Stated task | Below are the records; collect from them each line containing the string "this".

Information given |
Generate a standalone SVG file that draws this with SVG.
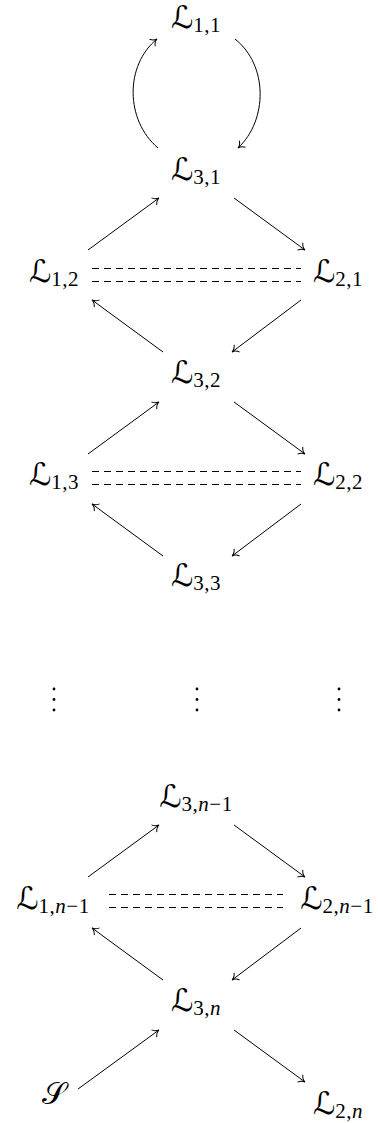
<svg xmlns="http://www.w3.org/2000/svg" width="378" height="1123" viewBox="0 0 378 1123">
<style>
.lbl{font-family:"DejaVu Sans","DejaVu Serif",serif;font-size:31px;fill:#000;text-anchor:middle}
.sub{font-family:"Liberation Serif",serif;font-size:21px;letter-spacing:0.5px}
.it{font-style:italic}
.c{fill:none;stroke:#000;stroke-width:1}
.d{fill:none;stroke:#000;stroke-width:1;stroke-dasharray:7 5}
</style>
<defs>
<marker id="to" viewBox="-7 -5 8 10" refX="0" refY="0" markerWidth="8" markerHeight="10" markerUnits="userSpaceOnUse" orient="auto">
<path d="M-6,-4.5 C-4.5,-1.8 -1.8,-0.3 0,0 C-1.8,0.3 -4.5,1.8 -6,4.5" fill="none" stroke="#000" stroke-width="1"/>
</marker>
</defs>
<rect width="378" height="1123" fill="#fff"/>
<g id="connectors">
<path class="c" d="M158,148 C125,120 125,65 157,39" marker-end="url(#to)"/>
<path class="c" d="M235,39 C268,65 268,120 238,148" marker-end="url(#to)"/>
<line class="c" x1="88" y1="250" x2="159" y2="198" marker-end="url(#to)"/>
<line class="c" x1="234" y1="198" x2="305" y2="250" marker-end="url(#to)"/>
<line class="c" x1="163" y1="352" x2="92" y2="300" marker-end="url(#to)"/>
<line class="c" x1="301" y1="300" x2="232" y2="352" marker-end="url(#to)"/>
<line class="d" x1="92" y1="268.5" x2="301" y2="268.5"/>
<line class="d" x1="92" y1="281.5" x2="301" y2="281.5"/>
<line class="c" x1="88" y1="454" x2="159" y2="402" marker-end="url(#to)"/>
<line class="c" x1="234" y1="402" x2="305" y2="454" marker-end="url(#to)"/>
<line class="c" x1="163" y1="556" x2="92" y2="504" marker-end="url(#to)"/>
<line class="c" x1="301" y1="504" x2="232" y2="556" marker-end="url(#to)"/>
<line class="d" x1="92" y1="471.5" x2="301" y2="471.5"/>
<line class="d" x1="92" y1="484.5" x2="301" y2="484.5"/>
<line class="c" x1="88" y1="877" x2="159" y2="825" marker-end="url(#to)"/>
<line class="c" x1="234" y1="825" x2="305" y2="877" marker-end="url(#to)"/>
<line class="c" x1="163" y1="980" x2="92" y2="928" marker-end="url(#to)"/>
<line class="c" x1="301" y1="928" x2="232" y2="980" marker-end="url(#to)"/>
<line class="d" x1="109" y1="894.5" x2="283" y2="894.5"/>
<line class="d" x1="109" y1="907.5" x2="283" y2="907.5"/>
<line class="c" x1="78" y1="1089" x2="159" y2="1030" marker-end="url(#to)"/>
<line class="c" x1="234" y1="1030" x2="305" y2="1082" marker-end="url(#to)"/>
</g>
<g id="dots" fill="#000">
<circle cx="54" cy="689" r="1.4"/><circle cx="54" cy="699.5" r="1.4"/><circle cx="54" cy="710" r="1.4"/>
<circle cx="197" cy="689" r="1.4"/><circle cx="197" cy="699.5" r="1.4"/><circle cx="197" cy="710" r="1.4"/>
<circle cx="339" cy="689" r="1.4"/><circle cx="339" cy="699.5" r="1.4"/><circle cx="339" cy="710" r="1.4"/>
</g>
<g id="L11"><text class="lbl" x="196" y="28">ℒ<tspan class="sub" dy="4">1,1</tspan></text></g>
<g id="L31"><text class="lbl" x="196" y="180">ℒ<tspan class="sub" dy="4">3,1</tspan></text></g>
<g id="L12"><text class="lbl" x="54" y="282">ℒ<tspan class="sub" dy="4">1,2</tspan></text></g>
<g id="L21"><text class="lbl" x="338" y="282">ℒ<tspan class="sub" dy="4">2,1</tspan></text></g>
<g id="L32"><text class="lbl" x="196" y="383">ℒ<tspan class="sub" dy="4">3,2</tspan></text></g>
<g id="L13"><text class="lbl" x="54" y="485">ℒ<tspan class="sub" dy="4">1,3</tspan></text></g>
<g id="L22"><text class="lbl" x="338" y="485">ℒ<tspan class="sub" dy="4">2,2</tspan></text></g>
<g id="L33"><text class="lbl" x="196" y="586">ℒ<tspan class="sub" dy="4">3,3</tspan></text></g>
<g id="L3n1"><text class="lbl" x="196" y="807">ℒ<tspan class="sub" dy="4">3,<tspan class="it">n</tspan>−1</tspan></text></g>
<g id="L1n1"><text class="lbl" x="53" y="909">ℒ<tspan class="sub" dy="4">1,<tspan class="it">n</tspan>−1</tspan></text></g>
<g id="L2n1"><text class="lbl" x="337" y="909">ℒ<tspan class="sub" dy="4">2,<tspan class="it">n</tspan>−1</tspan></text></g>
<g id="L3n"><text class="lbl" x="196" y="1011">ℒ<tspan class="sub" dy="4">3,<tspan class="it">n</tspan></tspan></text></g>
<g id="S"><text class="lbl" x="54" y="1104">𝒮</text></g>
<g id="L2n"><text class="lbl" x="338" y="1114">ℒ<tspan class="sub" dy="4">2,<tspan class="it">n</tspan></tspan></text></g>
</svg>
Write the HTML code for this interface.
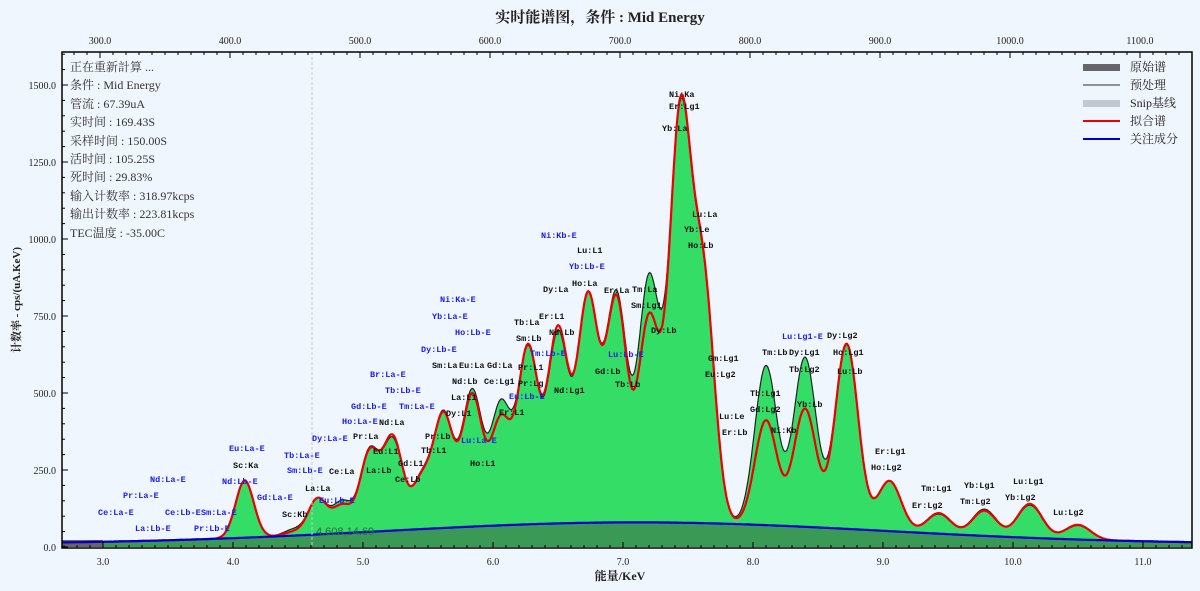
<!DOCTYPE html>
<html><head><meta charset="utf-8">
<style>
html,body{margin:0;padding:0;background:#f0f6fd;}
svg{display:block;}
.t{font-family:"Liberation Serif","Noto Serif CJK SC","Noto Sans CJK SC",serif;}
.m{font-family:"Liberation Mono",monospace;font-size:8.5px;font-weight:bold;}
</style></head>
<body>
<svg id="s" width="1200" height="591" xmlns="http://www.w3.org/2000/svg">
<rect width="1200" height="591" fill="#f0f6fd"/>
<text x="600" y="22" text-anchor="middle" class="t" font-size="15" font-weight="bold" fill="#222">实时能谱图，条件 : Mid Energy</text>
<g id="plot"></g>
<line x1="312" y1="52" x2="312" y2="548" stroke="#c8ccd4" stroke-dasharray="3,2"/>
<text x="316" y="535" font-family="Liberation Sans,sans-serif" font-size="11" fill="#2c6b3a">4.608,14.69</text>
<g id="ticks" stroke="#000"></g>
<rect x="62" y="52" width="1130" height="496" fill="none" stroke="#000" stroke-width="1.5"/>
<g class="t" font-size="12" fill="#333">
<text x="70" y="71">正在重新計算 ...</text>
<text x="70" y="89">条件 : Mid Energy</text>
<text x="70" y="108">管流 : 67.39uA</text>
<text x="70" y="126">实时间 : 169.43S</text>
<text x="70" y="145">采样时间 : 150.00S</text>
<text x="70" y="163">活时间 : 105.25S</text>
<text x="70" y="181">死时间 : 29.83%</text>
<text x="70" y="200">输入计数率 : 318.97kcps</text>
<text x="70" y="218">输出计数率 : 223.81kcps</text>
<text x="70" y="237">TEC温度 : -35.00C</text>
</g>
<g class="t" font-size="12" fill="#222">
<rect x="1083" y="64" width="37" height="7" fill="#666"/>
<text x="1130" y="71">原始谱</text>
<line x1="1083" y1="85" x2="1120" y2="85" stroke="#555" stroke-width="1.2"/>
<text x="1130" y="89">预处理</text>
<rect x="1083" y="100" width="37" height="7" fill="#c4c8d0"/>
<text x="1130" y="107">Snip基线</text>
<line x1="1083" y1="121" x2="1120" y2="121" stroke="#e00" stroke-width="2"/>
<text x="1130" y="125">拟合谱</text>
<line x1="1083" y1="139" x2="1120" y2="139" stroke="#00c" stroke-width="2"/>
<text x="1130" y="143">关注成分</text>
</g>
<text transform="translate(20,300) rotate(-90)" text-anchor="middle" class="t" font-size="11" font-weight="bold" fill="#222">计数率 - cps/(uA.KeV)</text>
<text x="620" y="580" text-anchor="middle" class="t" font-size="12" font-weight="bold" fill="#222">能量/KeV</text>
<g id="labels" class="m"></g>
</svg>
<script>
var NS="http://www.w3.org/2000/svg";
function X(e){return 103+(e-3)*130;}
function Y(c){return 547-c*0.308;}
var T0=[[4.09,218,215],[4.46,60,52],[4.65,160,160],[4.84,153,140],[5.05,325,320],[5.23,357,365],[5.45,250,245],[5.62,445,440],[5.84,515,500],[6.06,480,430],[6.27,655,660],[6.5,705,720],[6.73,830,830],[6.95,835,820],[7.2,890,760],[7.44,1450,1460],[7.62,950,960],[8.1,590,412],[8.4,617,450],[8.72,662,660],[9.05,215,215],[9.43,107,110],[9.78,123,118],[10.13,136,140],[10.5,70,72],[10.95,12,12]];
function sig(e){return 0.07+0.004*(e-4);}
function base(e){return 10+70*Math.exp(-Math.pow((e-7.1)/2.7,2));}
var H=[[],[],[]];
function spec(e,k){var s=base(e);for(var i=0;i<T0.length;i++){var d=(e-T0[i][0])/sig(T0[i][0]);s+=H[k][i]*Math.exp(-0.5*d*d);}return s;}
for(var k=1;k<=2;k++){for(var i=0;i<T0.length;i++)H[k][i]=Math.max(0,T0[i][k]-base(T0[i][0]));
 for(var it=0;it<300;it++){for(var i=0;i<T0.length;i++){var d=T0[i][k]-spec(T0[i][0],k);H[k][i]=Math.max(0,H[k][i]+0.5*d);}}}
var e0=2.685,e1=11.38,n=900,g="",r="",b="";
for(var i=0;i<=n;i++){var e=e0+(e1-e0)*i/n,x=X(e).toFixed(1);
g+=(i?"L":"M")+x+","+Y(spec(e,1)).toFixed(1);
r+=(i?"L":"M")+x+","+Y(spec(e,2)).toFixed(1);
b+=(i?"L":"M")+x+","+Y(base(e)).toFixed(1);}
var P=document.getElementById("plot");
function add(par,tag,at){var el=document.createElementNS(NS,tag);for(var k in at)el.setAttribute(k,at[k]);par.appendChild(el);return el;}
add(P,"path",{d:g+"L1192,547L62,547Z",fill:"#33dd66"});
add(P,"path",{d:b+"L1192,547L62,547Z",fill:"#3a9a55"});
add(P,"rect",{x:62,y:540,width:41,height:7,fill:"#666"});
add(P,"path",{d:g,fill:"none",stroke:"#222","stroke-width":1.2});
add(P,"path",{d:r,fill:"none",stroke:"#e00","stroke-width":2.2});
add(P,"path",{d:b,fill:"none",stroke:"#0000cc","stroke-width":2.2});
var T=document.getElementById("ticks"),S=document.getElementById("s");
function txt(x,y,s,anc){var t=add(S,"text",{x:x,y:y,"text-anchor":anc,"font-family":"Liberation Serif,serif","font-size":"10","fill":"#222"});t.textContent=s;}
for(var v=0;v<=1600;v+=50){var y=Y(v);if(y<52)break;var maj=v%250==0;add(T,"line",{x1:62,y1:y,x2:62+(maj?6:3),y2:y});if(maj)txt(56,y+4,v.toFixed(1),"end");}
for(var k=27;k<=113;k++){var e=k/10,x=X(e);if(x<62||x>1192)continue;var maj=k%10==0;add(T,"line",{x1:x,y1:548,x2:x,y2:548-(maj?6:3)});if(maj)txt(x,565,e.toFixed(1),"middle");}
for(var c=270;c<=1140;c+=10){var x=100+(c-300)*1.3;if(x<62||x>1192)continue;var maj=c%100==0;add(T,"line",{x1:x,y1:52,x2:x,y2:52+(maj?6:3)});if(maj)txt(x,44,c.toFixed(1),"middle");}
var L=[["Ce:La-E",98,512,1],["Pr:La-E",123,495,1],["Nd:La-E",150,479,1],["La:Lb-E",135,528,1],["Ce:Lb-E",165,512,1],["Sm:La-E",201,512,1],["Pr:Lb-E",194,528,1],["Eu:La-E",229,448,1],["Nd:Lb-E",222,481,1],["Sc:Ka",233,465,0],["Gd:La-E",257,497,1],["Sc:Kb",282,514,0],["Tb:La-E",284,455,1],["Sm:Lb-E",287,470,1],["La:La",305,488,0],["Eu:Lb-E",319,500,1],["Dy:La-E",312,438,1],["Ce:La",329,471,0],["Ho:La-E",342,421,1],["Gd:Lb-E",351,406,1],["Br:La-E",370,374,1],["Tb:Lb-E",385,390,1],["Tm:La-E",399,406,1],["Pr:La",353,436,0],["Nd:La",379,422,0],["Eu:L1",373,451,0],["La:Lb",366,470,0],["Gd:L1",398,463,0],["Ce:Lb",395,479,0],["Pr:Lb",425,436,0],["Tb:L1",421,450,0],["Dy:L1",446,413,0],["La:L1",451,397,0],["Sm:La",432,365,0],["Eu:La",459,365,0],["Nd:Lb",452,381,0],["Gd:La",487,365,0],["Ce:Lg1",484,381,0],["Ho:L1",470,463,0],["Lu:La-E",461,440,1],["Dy:Lb-E",421,349,1],["Ho:Lb-E",455,332,1],["Yb:La-E",432,316,1],["Ni:Ka-E",440,299,1],["Er:L1",499,412,0],["Tb:La",514,322,0],["Sm:Lb",516,338,0],["Tm:Lb-E",530,353,1],["Pr:L1",518,367,0],["Pr:Lg",518,383,0],["Eu:Lb-E",509,396,1],["Dy:La",543,289,0],["Er:L1",539,316,0],["Nd:Lb",549,332,0],["Nd:Lg1",554,390,0],["Ni:Kb-E",541,235,1],["Lu:L1",577,250,0],["Yb:Lb-E",569,266,1],["Ho:La",572,283,0],["Er:La",604,290,0],["Tm:La",632,289,0],["Sm:Lg1",631,305,0],["Gd:Lb",595,371,0],["Lu:Lb-E",608,354,1],["Tb:Lb",615,384,0],["Dy:Lb",651,330,0],["Ni:Ka",669,94,0],["Er:Lg1",669,106,0],["Yb:La",662,128,0],["Lu:La",692,214,0],["Yb:Le",684,229,0],["Ho:Lb",688,245,0],["Gm:Lg1",708,358,0],["Eu:Lg2",705,374,0],["Lu:Le",719,416,0],["Er:Lb",722,432,0],["Tm:Lb",762,352,0],["Tb:Lg1",750,393,0],["Gd:Lg2",750,409,0],["Ni:Kb",771,430,0],["Lu:Lg1-E",782,336,1],["Dy:Lg1",789,352,0],["Tb:Lg2",789,369,0],["Yb:Lb",797,404,0],["Dy:Lg2",827,335,0],["Ho:Lg1",833,352,0],["Lu:Lb",837,371,0],["Er:Lg1",875,451,0],["Ho:Lg2",871,467,0],["Er:Lg2",912,505,0],["Tm:Lg1",921,488,0],["Yb:Lg1",964,485,0],["Tm:Lg2",960,501,0],["Lu:Lg1",1013,481,0],["Yb:Lg2",1005,497,0],["Lu:Lg2",1053,512,0]];
var G=document.getElementById("labels");
L.forEach(function(l){var t=add(G,"text",{x:l[1],y:l[2]+3,fill:l[3]?"#1a1aee":"#111"});t.textContent=l[0];});
</script>
</body></html>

Right answer |
Generate a standalone SVG file that draws this with SVG.
Write the HTML code for this interface.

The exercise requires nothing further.